Review the material and extract every line in which the word "this" occurs.
## begin
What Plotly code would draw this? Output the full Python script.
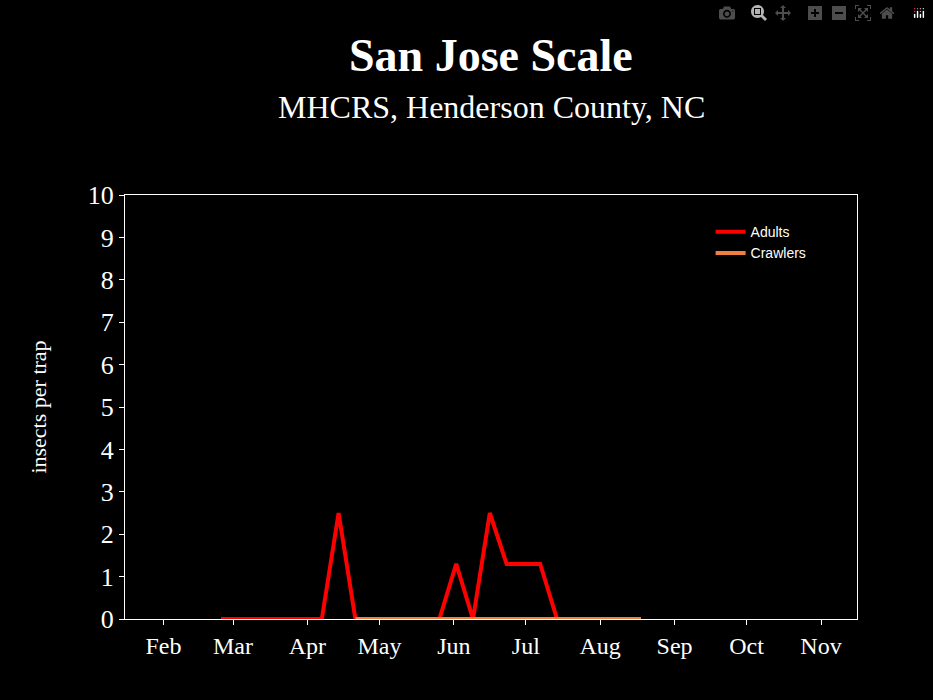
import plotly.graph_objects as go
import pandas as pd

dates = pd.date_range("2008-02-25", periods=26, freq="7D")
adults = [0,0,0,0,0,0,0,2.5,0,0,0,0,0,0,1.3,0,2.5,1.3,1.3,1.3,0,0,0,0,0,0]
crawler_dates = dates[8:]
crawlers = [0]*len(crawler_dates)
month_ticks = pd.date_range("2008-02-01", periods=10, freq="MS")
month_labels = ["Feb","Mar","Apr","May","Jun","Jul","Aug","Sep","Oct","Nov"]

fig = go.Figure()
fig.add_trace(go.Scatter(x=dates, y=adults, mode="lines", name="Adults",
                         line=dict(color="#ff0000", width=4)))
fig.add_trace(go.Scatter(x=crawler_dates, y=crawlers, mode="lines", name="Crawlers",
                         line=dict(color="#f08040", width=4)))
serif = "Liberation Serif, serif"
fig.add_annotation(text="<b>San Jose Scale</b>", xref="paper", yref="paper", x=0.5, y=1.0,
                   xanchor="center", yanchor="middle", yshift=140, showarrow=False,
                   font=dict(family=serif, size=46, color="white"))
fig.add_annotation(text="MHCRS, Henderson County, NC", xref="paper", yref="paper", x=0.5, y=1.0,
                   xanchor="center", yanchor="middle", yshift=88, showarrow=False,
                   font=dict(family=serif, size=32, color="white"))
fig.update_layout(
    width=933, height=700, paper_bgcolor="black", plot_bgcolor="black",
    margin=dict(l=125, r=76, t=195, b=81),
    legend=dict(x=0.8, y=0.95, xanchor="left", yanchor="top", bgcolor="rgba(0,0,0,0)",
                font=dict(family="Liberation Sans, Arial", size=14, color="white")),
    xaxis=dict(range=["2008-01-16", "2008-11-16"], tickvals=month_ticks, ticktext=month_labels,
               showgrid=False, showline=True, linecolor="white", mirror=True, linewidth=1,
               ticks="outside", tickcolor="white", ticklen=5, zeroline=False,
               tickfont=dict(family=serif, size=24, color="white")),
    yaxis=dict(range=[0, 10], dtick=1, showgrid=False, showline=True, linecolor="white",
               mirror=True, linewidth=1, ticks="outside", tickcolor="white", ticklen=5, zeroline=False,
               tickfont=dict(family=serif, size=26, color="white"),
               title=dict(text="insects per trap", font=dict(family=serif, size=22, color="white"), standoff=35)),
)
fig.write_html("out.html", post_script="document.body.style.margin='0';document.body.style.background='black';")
## end
## begin
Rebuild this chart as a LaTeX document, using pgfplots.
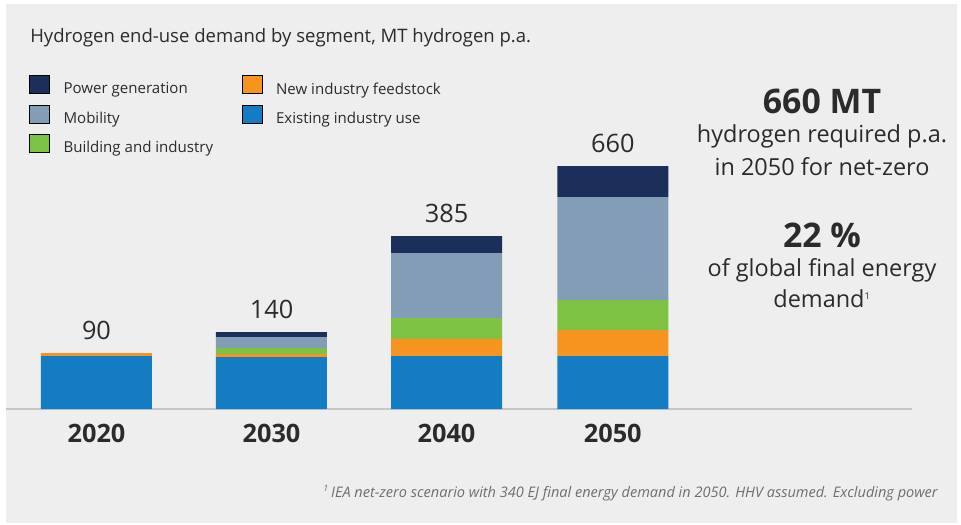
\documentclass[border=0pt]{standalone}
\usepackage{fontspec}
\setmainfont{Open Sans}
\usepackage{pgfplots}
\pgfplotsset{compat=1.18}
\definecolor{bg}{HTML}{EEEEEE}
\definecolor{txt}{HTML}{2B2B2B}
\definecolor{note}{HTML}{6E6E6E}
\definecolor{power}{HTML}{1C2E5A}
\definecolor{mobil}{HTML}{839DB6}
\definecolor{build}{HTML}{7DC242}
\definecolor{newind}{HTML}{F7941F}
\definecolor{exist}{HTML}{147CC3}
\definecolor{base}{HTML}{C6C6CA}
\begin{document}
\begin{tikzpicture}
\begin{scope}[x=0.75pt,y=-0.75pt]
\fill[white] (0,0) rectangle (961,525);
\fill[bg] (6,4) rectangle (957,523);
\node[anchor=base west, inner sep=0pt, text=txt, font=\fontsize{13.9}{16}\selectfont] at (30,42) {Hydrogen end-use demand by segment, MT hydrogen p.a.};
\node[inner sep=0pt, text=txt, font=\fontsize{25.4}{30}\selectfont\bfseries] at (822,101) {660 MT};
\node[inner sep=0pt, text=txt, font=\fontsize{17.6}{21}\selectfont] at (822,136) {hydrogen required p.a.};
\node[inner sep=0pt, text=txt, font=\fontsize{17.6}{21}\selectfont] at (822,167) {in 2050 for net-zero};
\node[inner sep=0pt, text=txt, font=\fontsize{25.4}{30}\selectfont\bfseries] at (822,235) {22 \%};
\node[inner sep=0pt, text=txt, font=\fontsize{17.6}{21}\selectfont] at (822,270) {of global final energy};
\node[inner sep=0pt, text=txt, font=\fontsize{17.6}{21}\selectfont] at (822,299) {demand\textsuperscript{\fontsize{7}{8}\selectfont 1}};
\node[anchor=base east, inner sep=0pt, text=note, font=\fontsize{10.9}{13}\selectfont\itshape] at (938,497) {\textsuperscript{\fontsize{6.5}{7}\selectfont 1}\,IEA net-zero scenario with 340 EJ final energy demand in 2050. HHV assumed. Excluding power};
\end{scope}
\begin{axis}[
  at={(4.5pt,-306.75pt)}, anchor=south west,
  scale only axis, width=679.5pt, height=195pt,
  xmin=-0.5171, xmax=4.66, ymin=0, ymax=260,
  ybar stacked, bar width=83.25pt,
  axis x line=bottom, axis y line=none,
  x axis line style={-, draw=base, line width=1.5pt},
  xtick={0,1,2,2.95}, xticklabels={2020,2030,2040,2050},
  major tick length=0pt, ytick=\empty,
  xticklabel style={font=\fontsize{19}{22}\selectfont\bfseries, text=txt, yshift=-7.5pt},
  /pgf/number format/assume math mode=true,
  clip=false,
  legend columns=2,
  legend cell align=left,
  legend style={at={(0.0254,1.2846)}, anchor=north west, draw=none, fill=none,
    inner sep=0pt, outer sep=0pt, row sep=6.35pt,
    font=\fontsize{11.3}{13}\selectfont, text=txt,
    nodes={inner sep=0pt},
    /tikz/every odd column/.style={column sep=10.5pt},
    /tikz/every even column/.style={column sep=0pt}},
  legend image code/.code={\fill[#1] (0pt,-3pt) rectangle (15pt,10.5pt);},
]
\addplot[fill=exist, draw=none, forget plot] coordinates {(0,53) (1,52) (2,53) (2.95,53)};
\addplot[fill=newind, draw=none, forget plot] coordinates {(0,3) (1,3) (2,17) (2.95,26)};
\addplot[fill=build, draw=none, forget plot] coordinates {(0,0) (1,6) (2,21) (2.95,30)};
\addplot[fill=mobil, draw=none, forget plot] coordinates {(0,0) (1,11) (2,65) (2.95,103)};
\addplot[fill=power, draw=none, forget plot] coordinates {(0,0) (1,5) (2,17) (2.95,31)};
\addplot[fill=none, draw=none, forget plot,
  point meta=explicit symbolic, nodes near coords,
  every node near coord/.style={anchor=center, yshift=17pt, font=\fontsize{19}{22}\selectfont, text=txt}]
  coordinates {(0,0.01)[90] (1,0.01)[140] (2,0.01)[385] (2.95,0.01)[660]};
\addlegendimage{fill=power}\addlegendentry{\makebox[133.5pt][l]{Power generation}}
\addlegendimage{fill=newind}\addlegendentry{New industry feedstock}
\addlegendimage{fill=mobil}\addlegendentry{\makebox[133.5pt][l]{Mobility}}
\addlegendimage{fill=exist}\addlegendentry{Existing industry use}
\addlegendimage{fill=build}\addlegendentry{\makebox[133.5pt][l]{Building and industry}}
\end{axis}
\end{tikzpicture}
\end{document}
## end
Written answer
What Plotly code would draw this? Output the full Python script.
Rebuild this chart as a LaTeX document, using pgfplots.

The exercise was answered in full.